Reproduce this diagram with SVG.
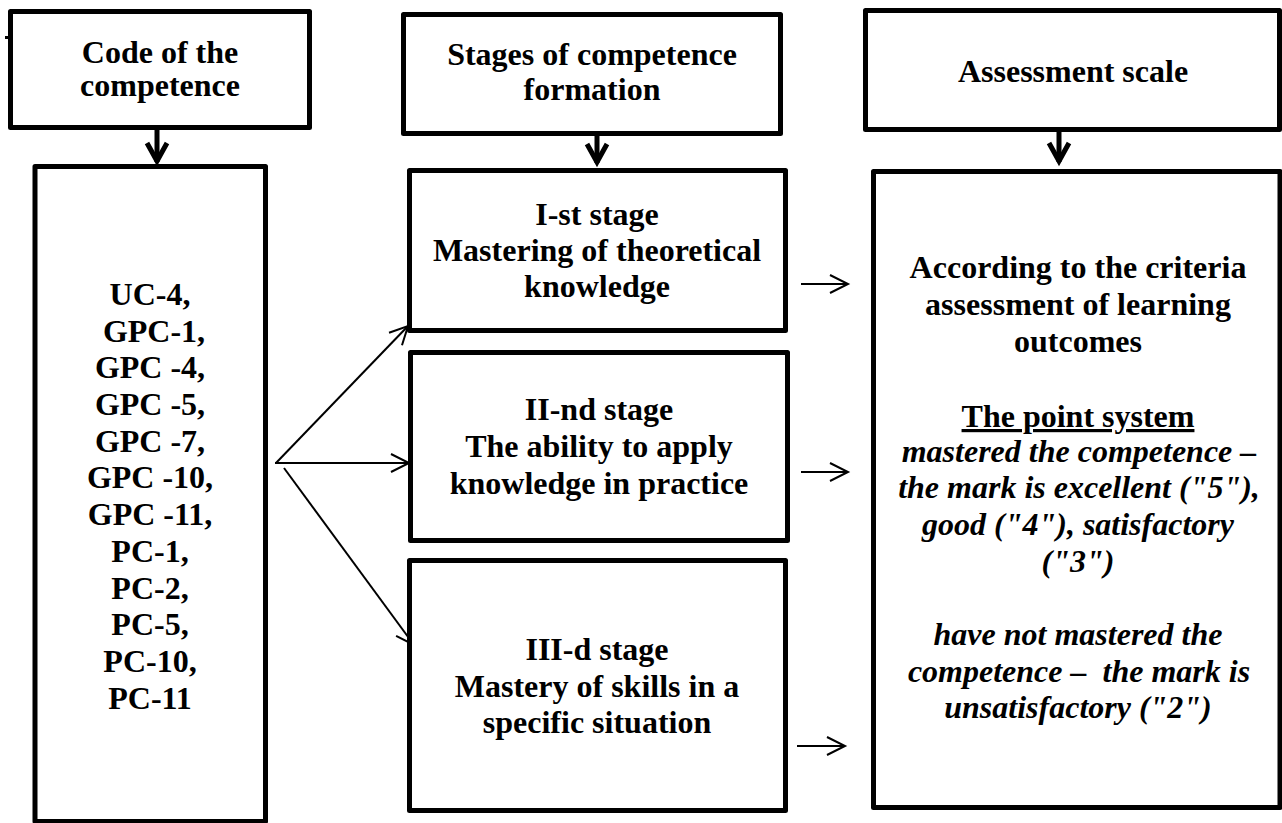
<svg xmlns="http://www.w3.org/2000/svg" width="1282" height="823" viewBox="0 0 1282 823">
<defs>
<marker id="open" markerUnits="userSpaceOnUse" viewBox="-20 -12 22 24" markerWidth="22" markerHeight="24" refX="0" refY="0" orient="auto" overflow="visible">
<path d="M-18,-9 L0,0 L-18,9" fill="none" stroke="#000" stroke-width="2"/>
</marker>
<marker id="thick" markerUnits="userSpaceOnUse" viewBox="-20 -14 22 28" markerWidth="22" markerHeight="28" refX="0" refY="0" orient="auto" overflow="visible">
<path d="M-19,-10 L-1,0 L-19,10" fill="none" stroke="#000" stroke-width="5" stroke-linejoin="miter"/>
</marker>
</defs>
<style>
.box{fill:#fff;stroke:#000;stroke-width:5;stroke-linejoin:round}
.t{font-family:"Liberation Serif","Times New Roman",serif;font-weight:bold;font-size:32px;text-anchor:middle;fill:#000}
.i{font-style:italic}
.thin{stroke:#000;stroke-width:2;fill:none}
.fat{stroke:#000;stroke-width:5;fill:none}
</style>
<rect x="0" y="0" width="1282" height="823" fill="#fff"/>
<g id="connectors">
<line class="fat" x1="157" y1="128" x2="157" y2="162" marker-end="url(#thick)"/>
<line class="fat" x1="597" y1="134" x2="597" y2="163" marker-end="url(#thick)"/>
<line class="fat" x1="1059" y1="130" x2="1059" y2="162" marker-end="url(#thick)"/>
<line class="thin" x1="276" y1="463" x2="408" y2="326" marker-end="url(#open)"/>
<line class="thin" x1="275" y1="463" x2="409" y2="463" marker-end="url(#open)"/>
<line class="thin" x1="284" y1="468" x2="414" y2="645" marker-end="url(#open)"/>
<line class="thin" x1="801" y1="284" x2="848" y2="284" marker-end="url(#open)"/>
<line class="thin" x1="801" y1="472" x2="848" y2="472" marker-end="url(#open)"/>
<line class="thin" x1="797" y1="746" x2="845" y2="746" marker-end="url(#open)"/>
</g>
<g id="header-code">
<rect class="box" x="10.5" y="11.5" width="299" height="116"/>
<text class="t" x="160" y="63">Code of the</text>
<text class="t" x="160" y="96">competence</text>
</g>
<line x1="5" y1="37.5" x2="12" y2="37.5" stroke="#000" stroke-width="3"/>
<g id="header-stages">
<rect class="box" x="403.5" y="14.5" width="377" height="119"/>
<text class="t" x="592" y="65">Stages of competence</text>
<text class="t" x="592" y="100">formation</text>
</g>
<g id="header-scale">
<rect class="box" x="865.5" y="10.5" width="414" height="119"/>
<text class="t" x="1073" y="82">Assessment scale</text>
</g>
<g id="codes">
<rect class="box" x="35" y="166.5" width="230.5" height="655"/>
<text class="t" x="150" y="304.5">UC-4,</text>
<text class="t" x="154" y="341.5">GPC-1,</text>
<text class="t" x="150" y="378">GPC -4,</text>
<text class="t" x="150" y="415">GPC -5,</text>
<text class="t" x="150" y="451.5">GPC -7,</text>
<text class="t" x="150" y="488">GPC -10,</text>
<text class="t" x="150" y="525">GPC -11,</text>
<text class="t" x="150" y="562">PC-1,</text>
<text class="t" x="150" y="598.5">PC-2,</text>
<text class="t" x="150" y="635">PC-5,</text>
<text class="t" x="150" y="672">PC-10,</text>
<text class="t" x="150" y="708.5">PC-11</text>
</g>
<g id="stage1">
<rect class="box" x="409.5" y="170.5" width="376" height="160"/>
<text class="t" x="597" y="225">I-st stage</text>
<text class="t" x="597" y="260.5">Mastering of theoretical</text>
<text class="t" x="597" y="297">knowledge</text>
</g>
<g id="stage2">
<rect class="box" x="410.5" y="352.5" width="377" height="188"/>
<text class="t" x="599" y="420">II-nd stage</text>
<text class="t" x="599" y="457">The ability to apply</text>
<text class="t" x="599" y="493.5">knowledge in practice</text>
</g>
<g id="stage3">
<rect class="box" x="409.5" y="560.5" width="376" height="250"/>
<text class="t" x="597" y="660">III-d stage</text>
<text class="t" x="597" y="696.5">Mastery of skills in a</text>
<text class="t" x="597" y="733">specific situation</text>
</g>
<g id="assessment">
<rect class="box" x="873.5" y="171.5" width="406.5" height="636"/>
<text class="t" x="1078" y="278">According to the criteria</text>
<text class="t" x="1078" y="315">assessment of learning</text>
<text class="t" x="1078" y="352">outcomes</text>
<text class="t" x="1078" y="427" text-decoration="underline">The point system</text>
<text class="t i" x="1079" y="462">mastered the competence –</text>
<text class="t i" x="1079" y="498">the mark is excellent ("5"),</text>
<text class="t i" x="1078" y="535">good ("4"), satisfactory</text>
<text class="t i" x="1078" y="572">("3")</text>
<text class="t i" x="1078" y="645">have not mastered the</text>
<text class="t i" x="1079" y="682" xml:space="preserve">competence –  the mark is</text>
<text class="t i" x="1078" y="718">unsatisfactory ("2")</text>
</g>
</svg>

▸ **Problem to solve**
Reproduce the material in full, word for word, and omit the pictures.

▸ **Correct answer**
Reproduce this diagram with SVG.
<svg xmlns="http://www.w3.org/2000/svg" width="1282" height="823" viewBox="0 0 1282 823">
<defs>
<marker id="open" markerUnits="userSpaceOnUse" viewBox="-20 -12 22 24" markerWidth="22" markerHeight="24" refX="0" refY="0" orient="auto" overflow="visible">
<path d="M-18,-9 L0,0 L-18,9" fill="none" stroke="#000" stroke-width="2"/>
</marker>
<marker id="thick" markerUnits="userSpaceOnUse" viewBox="-20 -14 22 28" markerWidth="22" markerHeight="28" refX="0" refY="0" orient="auto" overflow="visible">
<path d="M-19,-10 L-1,0 L-19,10" fill="none" stroke="#000" stroke-width="5" stroke-linejoin="miter"/>
</marker>
</defs>
<style>
.box{fill:#fff;stroke:#000;stroke-width:5;stroke-linejoin:round}
.t{font-family:"Liberation Serif","Times New Roman",serif;font-weight:bold;font-size:32px;text-anchor:middle;fill:#000}
.i{font-style:italic}
.thin{stroke:#000;stroke-width:2;fill:none}
.fat{stroke:#000;stroke-width:5;fill:none}
</style>
<rect x="0" y="0" width="1282" height="823" fill="#fff"/>
<g id="connectors">
<line class="fat" x1="157" y1="128" x2="157" y2="162" marker-end="url(#thick)"/>
<line class="fat" x1="597" y1="134" x2="597" y2="163" marker-end="url(#thick)"/>
<line class="fat" x1="1059" y1="130" x2="1059" y2="162" marker-end="url(#thick)"/>
<line class="thin" x1="276" y1="463" x2="408" y2="326" marker-end="url(#open)"/>
<line class="thin" x1="275" y1="463" x2="409" y2="463" marker-end="url(#open)"/>
<line class="thin" x1="284" y1="468" x2="414" y2="645" marker-end="url(#open)"/>
<line class="thin" x1="801" y1="284" x2="848" y2="284" marker-end="url(#open)"/>
<line class="thin" x1="801" y1="472" x2="848" y2="472" marker-end="url(#open)"/>
<line class="thin" x1="797" y1="746" x2="845" y2="746" marker-end="url(#open)"/>
</g>
<g id="header-code">
<rect class="box" x="10.5" y="11.5" width="299" height="116"/>
<text class="t" x="160" y="63">Code of the</text>
<text class="t" x="160" y="96">competence</text>
</g>
<line x1="5" y1="37.5" x2="12" y2="37.5" stroke="#000" stroke-width="3"/>
<g id="header-stages">
<rect class="box" x="403.5" y="14.5" width="377" height="119"/>
<text class="t" x="592" y="65">Stages of competence</text>
<text class="t" x="592" y="100">formation</text>
</g>
<g id="header-scale">
<rect class="box" x="865.5" y="10.5" width="414" height="119"/>
<text class="t" x="1073" y="82">Assessment scale</text>
</g>
<g id="codes">
<rect class="box" x="35" y="166.5" width="230.5" height="655"/>
<text class="t" x="150" y="304.5">UC-4,</text>
<text class="t" x="154" y="341.5">GPC-1,</text>
<text class="t" x="150" y="378">GPC -4,</text>
<text class="t" x="150" y="415">GPC -5,</text>
<text class="t" x="150" y="451.5">GPC -7,</text>
<text class="t" x="150" y="488">GPC -10,</text>
<text class="t" x="150" y="525">GPC -11,</text>
<text class="t" x="150" y="562">PC-1,</text>
<text class="t" x="150" y="598.5">PC-2,</text>
<text class="t" x="150" y="635">PC-5,</text>
<text class="t" x="150" y="672">PC-10,</text>
<text class="t" x="150" y="708.5">PC-11</text>
</g>
<g id="stage1">
<rect class="box" x="409.5" y="170.5" width="376" height="160"/>
<text class="t" x="597" y="225">I-st stage</text>
<text class="t" x="597" y="260.5">Mastering of theoretical</text>
<text class="t" x="597" y="297">knowledge</text>
</g>
<g id="stage2">
<rect class="box" x="410.5" y="352.5" width="377" height="188"/>
<text class="t" x="599" y="420">II-nd stage</text>
<text class="t" x="599" y="457">The ability to apply</text>
<text class="t" x="599" y="493.5">knowledge in practice</text>
</g>
<g id="stage3">
<rect class="box" x="409.5" y="560.5" width="376" height="250"/>
<text class="t" x="597" y="660">III-d stage</text>
<text class="t" x="597" y="696.5">Mastery of skills in a</text>
<text class="t" x="597" y="733">specific situation</text>
</g>
<g id="assessment">
<rect class="box" x="873.5" y="171.5" width="406.5" height="636"/>
<text class="t" x="1078" y="278">According to the criteria</text>
<text class="t" x="1078" y="315">assessment of learning</text>
<text class="t" x="1078" y="352">outcomes</text>
<text class="t" x="1078" y="427" text-decoration="underline">The point system</text>
<text class="t i" x="1079" y="462">mastered the competence –</text>
<text class="t i" x="1079" y="498">the mark is excellent ("5"),</text>
<text class="t i" x="1078" y="535">good ("4"), satisfactory</text>
<text class="t i" x="1078" y="572">("3")</text>
<text class="t i" x="1078" y="645">have not mastered the</text>
<text class="t i" x="1079" y="682" xml:space="preserve">competence –  the mark is</text>
<text class="t i" x="1078" y="718">unsatisfactory ("2")</text>
</g>
</svg>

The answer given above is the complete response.